C’est ce qui a depuis été annoncé par un communiqué de presse (à consulter ici) du Ministère de l’Economie, des Finances et de la Souveraineté Industrielle et Numérique : « les futures modalités d’accès aux données du registre des bénéficiaires effectifs tenant compte de la décision de la CJUE seront définies prochainement, en lien avec les parties prenantes. Elles permettront notamment aux organes de presse et aux organisations de la société civile y ayant un intérêt légitime de continuer à accéder au registre ».
Pour rappel :
Qui est concerné par le registre des bénéficiaires effectifs ?
L’article L. 561-45-1 du Code monétaire et financier énumère la liste des personnes morales tenues de déclarer des informations exactes et actualisées sur leurs bénéficiaires effectifs. Il s’agit notamment des sociétés civiles et commerciales (à l’exception de celles dont les titres sont admis à la négociation sur un marché réglementé), des placements collectifs, des associations, des fondations, des groupements d’intérêt collectif, etc.
Les informations concernant les bénéficiaires effectifs sont déclarées à la constitution de la société ou de l’entité et doivent être actualisées dès qu’un quelconque changement s’opère, par exemple en cas d’opération sur le capital d’une société ou simplement en cas de changement d’adresse d’un bénéficiaire effectif.
Le fait pour ces sociétés et entités de ne pas fournir aux personnes concernées ou de transmettre des informations inexactes ou incomplètes est puni d’un emprisonnement de six mois et d’une amende de 7.500 euros, pouvant être accompagnés d’une interdiction de gérer et de la privation partielle de droits civils et civiques.
Qu’est-ce ce qu’un bénéficiaire effectif ?
L’article L. 561-2-2 du Code de monétaire et financier définit le bénéficiaire effectif comme étant la ou les personnes physiques (i) soit qui contrôlent en dernier lieu, directement ou indirectement, le client ; (ii) soit pour laquelle une opération est exécutée ou une activité exercée.
Concrètement, il s’agit de toute personne physique qui soit possède, directement ou indirectement, plus de 25 % du capital ou des droits de vote de la société ou entité déclarante, soit exerce sur cette dernière, par tout autre moyen, un pouvoir de contrôle au sens des 3° et 4° du I de l’article L. 233-3 du Code de commerce.

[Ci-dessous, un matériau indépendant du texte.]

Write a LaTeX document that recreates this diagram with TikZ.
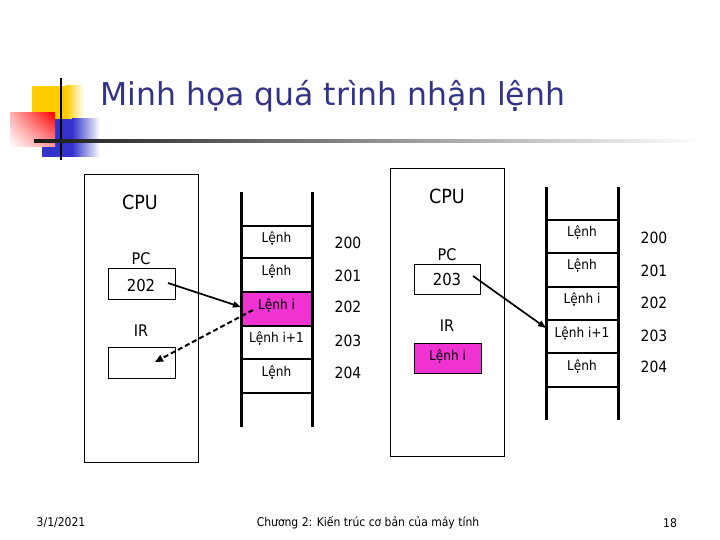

Dans l’hypothèse où aucune personne physique n’a pu être identifiée selon ces critères, le bénéficiaire effectif est la ou les personnes physiques qui représentent légalement la société ou l’entité.
Pour identifier au mieux les bénéficiaires effectifs, le Conseil National des Greffiers des Tribunaux de Commerce propose par ailleurs une note détaillée avec des schémas explicatifs.